İstanbul Kandilli’de dünyaya gelen Ziya Paşa’nın asıl adı Abdülhamid Ziyâeddin’dir. Ziya Paşa, Şinasi’den sonra  yeni Türk edebiyatının kurucularından biri kabul edilmektedir. Tanzimat sonrası edebiyatçılarının hemen hepsinde görülen bazı ortak özellikler, divan şiiri ile aşık tarzı geleneği ve Fransız edebiyatı etkisi Ziya Paşa’da da görülür. Ziya Paşa Harâbât mukaddimesinde henüz on beş yaşına gelmeden şiirle meşgul olmaya başladığını söyler. Aşık edebiyatıyla ilgilendiği bu dönemde  Âşık Garib ve Âşık Kerem gibi halk hikâyelerini de okuduğunu, Aşık Ömer ve Gevheri’nin bazı manzumelerine nazireler yazdığını ifade eder. Ancak, Fatin Efendi ile tanıştıktan sonra halk şiirinden çok daha zengin bir şiir dünyası olduğunu fark eder ve eline geçen divanları okumaya başlar. Bu sırada Fars edebiyatıyla da ilgilenmeye başlar. 1861’de Encümen-i Şuarâ toplantılarına katılan Ziyâ Paşa artık klasik tarzda gazeller, kasideler, şarkılar, nazireler ve hicivler yazmaya başlar. İlk şöhretini kazandığı meşhur “Tercî-i Bend”ini  bu esnada kaleme alır. Batı’nın XVIII. yüzyıl Aydınlanma Çağı filozoflarının etkisi altında kalır. Siyasal ve sosyal içerikli eserlerinde büyük ölçüde realizme yaklaşırken bir kısım manzumelerinde romantizme de yer verir.  Bir yanıyla yerli, bir yanıyla da yeni olma gayreti onda açık biçimde görülür. Ziyâ Paşa’nın, kader arkadaşı Nâmık Kemal’den itibaren ele alınıp eleştirilen ve tutarsızlıkla itham edilmesine yol açan davranışlarının en önemlisi meşhur “Şiir ve İnşâ” makalesinde ileri sürdükleriyle bu tarihten altı yıl sonra yazdığı Harâbât’ın mukaddimesindeki görüşleri arasındaki tezattır. Divan Edebiyatının ünlü şairleri Necâtî Bey, Bâkî ve Nef‘î’nin divanlarındaki manzumelerle Nedîm’in ve Enderunlu Vâsıf’ın şarkılarını bu anlayış doğrultusunda Türk şiiri kabul etmez ve Divan Şiirinin orijinal bir şiir sayılamayacağını iddia eder. Buna karşılık Türk Edebiyatı tarihinde ilk defa gerçek Türk şiirinin Halk Şiiri olduğunu ileri sürer. Makalesinde Türk nesir dilini de ele alır ve bu konuda da ilginç görüşler ortaya koyar. 1874’te yayımlanan Harâbât’ın mukaddimesinde ise “Şiir ve İnşâ”da eleştirdiği Divan Şairlerinden Necâtî Bey ile Ahmed Paşa ve Zâtî’nin Türk dilinin temellerini attıklarını söylemesi, buna karşılık halk şairlerinin eserlerini eşek anırmasına (nühak) benzetmesi, yeni edebiyatı savunan yazarlar tarafından uzun süre ağır biçimde eleştirilmesine yol açar.

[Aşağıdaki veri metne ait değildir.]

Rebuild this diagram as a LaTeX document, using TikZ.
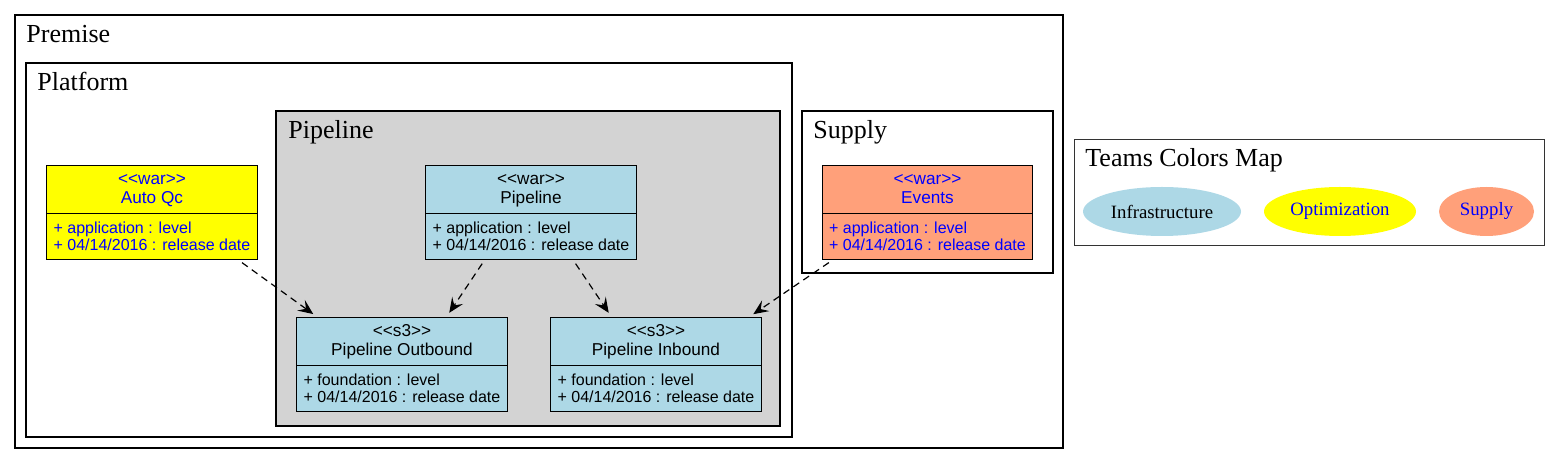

Bir kısım manzumelerinde dönemin sade dil anlayışına uygun bir dil kullanmaya gayret eden Ziyâ Paşa, bazı gazelleri ile “Terkîb-i Bend”inde Tanzimat’tan sonra ülkede Batılılaşma adına yapılmaya çalışılan yenilikleri eleştirir. Bu tarz eleştiriler daha sonra doğrudan doğruya siyasî rakibi Âlî Paşa’yı hedef aldığı Zafernâme’de hiciv şeklinde ortaya çıkar. Ziyâ Paşa’nın her devirde beğenilerek  okunan eserleri  eski tarzda yazdığı manzumeleridir. Ziyâ Paşa’nın birçok parçası atasözü haline gelen  ünlü manzumesi “Terkîb-i Bend”dir. Onar beyitlik on iki bentten meydana gelen ve yer yer sehl-i mümteni denilebilecek beyitlerle zenginleştirilen bu manzume de  Rûhî-yi Bağdâdî’nin açmış olduğu çığırın XIX. yüzyıldaki bir devamı kabul edilmiştir. 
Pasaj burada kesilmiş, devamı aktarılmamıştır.